The plate was mounted on the Levin 1/4" arbor. After truing the diameter, it was a about 101mm. The rough surface was colored blue with a Sharpie pen to assist in easily finding unturned areas, although any interrupted cut is quite palpable while turning this relatively large diameter. Afterward, the corners were chamfered 45 degrees with the top slide.
Deviating slightly from the previous process used for the dividing head plate, drilling the three mounting holes for the lathe faceplate was carried out on the drill press. They were laid out by scribing a 25mm radius circle, choosing a point on it to center punch, and then walking the divider around the circle. These locations were then drilled 5mm. I chose 25mm somewhat arbitrarily, but discovered later than moving them a little further out would have been helpful.
So that the boring bar can pass through the plate and not foul the lathe faceplate, a set of spacers were made to fit in between. The spacers were made from 3/4" brass rod that was drilled 5mm, turned true, the corners chamfered, and then parted off. The parted washers were held in a step collet and faced to the same cross slide reading so that they have the same thickness. The assembly was mounted on the lathe and centered with tailstock. This setup took full advantage of the gap in the lathe bed.
The center hole was bored open to 1 inch diameter, which will fit the headstock spindle adapter. The socket head screws prevent test fitting the adapter in the hole, so the boring was guided by dial caliper measurements and matched to the measured bore of a Cowells plate, which is spot-on 25.4mm (the diameter of the adapter measured 25.38mm).
Transfer screws were installed into the headstock spindle adapter and the positions punched into the plate. These positions were drilled 4mm on the drill press, but since my countersink bit has a 1/4" shank, this step needed to be carried out on the lathe. A setup was fabricated using the vertical slide, dividing head, and faceplate. A slot of the faceplate was put on lathe center and the index plate blank fixed into place with one socket head screw (only one aligned with a slot), and a couple toolmaker's clamps were added for extra rigidity. The M4 countersink was used to ream and countersink the three holes to fit the screw heads.
The plate blank was test fit to the spindle adapter to be sure everything is aligned thus far.
I considered using the new dividing head plate to index the positions for making this one. This would be best carried out while it was still attached and centered on the lathe faceplate. Instead, the spur gear jig was utilized, which I liked the idea of getting a second use of it before being retired to a drawer. New screw positions were laid out, drilled and tapped to match the three countersunk screws. This was carried out on the drill press as before. After finishing one position the plate was attached and the next screw position punched or double-checked. A couple tools were made to help, a center punch, turned to fit the holes in the plate and a plug that consists of a 1" disc with a 3/8" pin set into the center. The disc was leftover from making the filing machine, and just needed a little boring to get running true and it was already machined for a countersunk screw. The pin fits in the bore of the spur gear and the disc used as a temporary mount for the plate to locate the screw positions.

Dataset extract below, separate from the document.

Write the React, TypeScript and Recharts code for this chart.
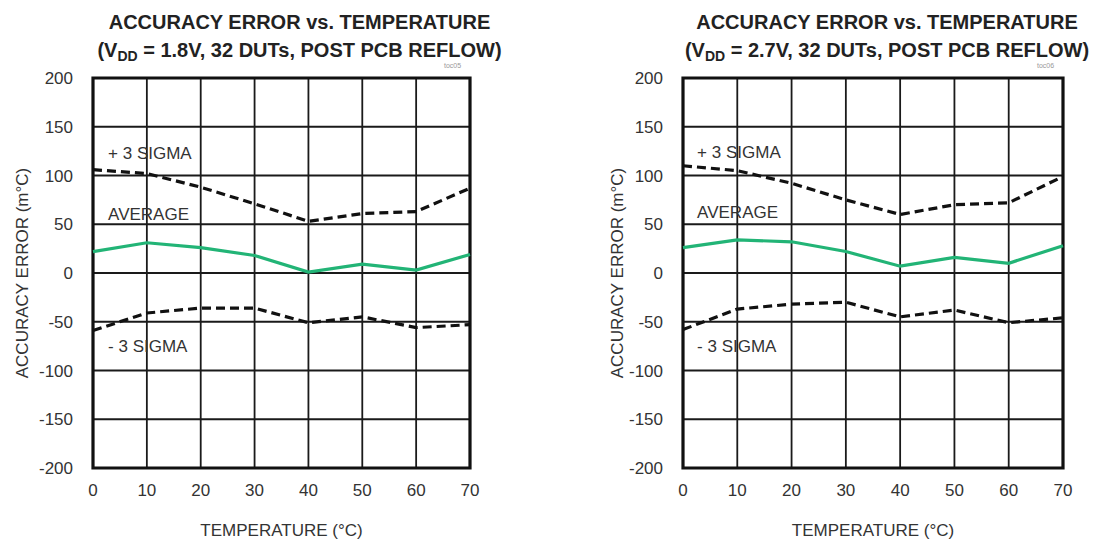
import React from 'react';
import { LineChart, Line, XAxis, YAxis, CartesianGrid, ReferenceArea, ReferenceDot } from 'recharts';

const temps = [0, 10, 20, 30, 40, 50, 60, 70];
const yTicks = [-200, -150, -100, -50, 0, 50, 100, 150, 200];

// VDD = 1.8V
const plus3Sigma18 = [106, 102, 88, 71, 53, 61, 63, 87];
const average18 = [22, 31, 26, 18, 1, 9, 3, 19];
const minus3Sigma18 = [-59, -41, -36, -36, -51, -45, -56, -53];

// VDD = 2.7V
const plus3Sigma27 = [110, 105, 92, 75, 60, 70, 72, 99];
const average27 = [26, 34, 32, 22, 7, 16, 10, 28];
const minus3Sigma27 = [-58, -37, -32, -30, -45, -38, -51, -46];

const noteText = ['+ 3 SIGMA', 'AVERAGE', '- 3 SIGMA'];
const noteX18 = [2.8, 2.8, 2.8];
const noteY18 = [123, 61, -75];
const noteX27 = [2.6, 2.6, 2.6];
const noteY27 = [124, 63, -75];

const FONT = '"Liberation Sans", Arial, sans-serif';
const TEXT = '#333';

function buildRows(plus: number[], avg: number[], minus: number[]) {
    return temps.map((t, i) => ({ t, plus: plus[i], avg: avg[i], minus: minus[i] }));
}

interface PanelProps {
    left: number;
    marginLeft: number;
    marginRight: number;
    yLabelOffset: number;
    titleShift: number;
    vdd: string;
    tag: string;
    plus: number[];
    avg: number[];
    minus: number[];
    noteX: number[];
    noteY: number[];
}

function Panel({ left, marginLeft, marginRight, yLabelOffset, titleShift, vdd, tag, plus, avg, minus, noteX, noteY }: PanelProps) {
    const data = buildRows(plus, avg, minus);
    const width = 555;
    const plotLeft = marginLeft + 80;
    const plotRight = width - marginRight;
    const center = (plotLeft + plotRight) / 2 + titleShift;
    return (
        <div style={{ position: 'absolute', left, top: 0, width, height: 542 }}>
            <div style={{
                position: 'absolute', left: center - 260, width: 520, top: 8, textAlign: 'center',
                fontWeight: 'bold', fontSize: 20, lineHeight: '28px', color: '#222', fontFamily: FONT
            }}>
                <div>ACCURACY ERROR vs. TEMPERATURE</div>
                <div>(V<span style={{ fontSize: 14, verticalAlign: -4 }}>DD</span> = {vdd}, 32 DUTs, POST PCB REFLOW)</div>
            </div>
            <div style={{
                position: 'absolute', left: plotRight - 26, top: 62, fontSize: 7, color: '#999', fontFamily: FONT
            }}>{tag}</div>
            <LineChart
                width={width}
                height={542}
                data={data}
                margin={{ top: 78, right: marginRight, bottom: 0, left: marginLeft }}
                style={{ fontFamily: FONT }}
            >
                <CartesianGrid stroke="#1a1a1a" strokeWidth={1.8} />
                <XAxis
                    dataKey="t"
                    type="number"
                    domain={[0, 70]}
                    ticks={temps}
                    height={74}
                    axisLine={false}
                    tickLine={false}
                    tickSize={0}
                    tickMargin={16}
                    tick={{ fill: TEXT, fontSize: 17 }}
                    label={{ value: 'TEMPERATURE (°C)', position: 'insideBottom', offset: 6, fill: TEXT, fontSize: 17 }}
                />
                <YAxis
                    type="number"
                    domain={[-200, 200]}
                    ticks={yTicks}
                    width={80}
                    axisLine={false}
                    tickLine={false}
                    tickSize={0}
                    tickMargin={20}
                    tick={{ fill: TEXT, fontSize: 17 }}
                    label={{
                        value: 'ACCURACY ERROR (m°C)', angle: -90, position: 'insideLeft', offset: yLabelOffset,
                        fill: TEXT, fontSize: 17, style: { textAnchor: 'middle' }
                    }}
                />
                <ReferenceArea x1={0} x2={70} y1={-200} y2={200} fill="none" stroke="#111" strokeWidth={3.2} ifOverflow="visible" />
                {noteText.map((txt, i) => (
                    <ReferenceDot
                        key={txt}
                        x={noteX[i]}
                        y={noteY[i]}
                        r={0}
                        fill="none"
                        stroke="none"
                        label={{ value: txt, position: 'right', offset: 0, fill: TEXT, fontSize: 17 }}
                    />
                ))}
                <Line dataKey="plus" stroke="#111" strokeWidth={3.2} strokeDasharray="9 5" dot={false} isAnimationActive={false} />
                <Line dataKey="minus" stroke="#111" strokeWidth={3.2} strokeDasharray="9 5" dot={false} isAnimationActive={false} />
                <Line dataKey="avg" stroke="#22b476" strokeWidth={3.2} dot={false} isAnimationActive={false} />
            </LineChart>
        </div>
    );
}

export default function App() {
    return (
        <div style={{ position: 'absolute', left: 0, top: 0, width: 1110, height: 542, background: '#fff', overflow: 'hidden' }}>
            <Panel left={0} marginLeft={13} marginRight={85} yLabelOffset={9} titleShift={18} vdd="1.8V" tag="toc05"
                plus={plus3Sigma18} avg={average18} minus={minus3Sigma18} noteX={noteX18} noteY={noteY18} />
            <Panel left={555} marginLeft={48} marginRight={47} yLabelOffset={14} titleShift={14} vdd="2.7V" tag="toc06"
                plus={plus3Sigma27} avg={average27} minus={minus3Sigma27} noteX={noteX27} noteY={noteY27} />
        </div>
    );
}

The plate was spot drilled for the 73 positions, drilled 3/32" to a depth of 4mm, and then countersunk with a 60 mill-drill bit to a short depth limited by the quill stop. The 3/32" hole does not need to go through the plate but only clear the tip of the detent pin, which is a blunt 60 degree point. A makeshift swarf tray was made from a paper card to help keep debris out of the gear teeth, which was a bit of a nuisance while drilling the plate for the dividing head described above.
The faces were rubbed on 800 grit paper to remove some of the minor scratches incurred in the steps above, and then after cleaning up, it should be ready for use.
Mounted on the lathe headstock.
Comparison photo of the two 73 hole plates.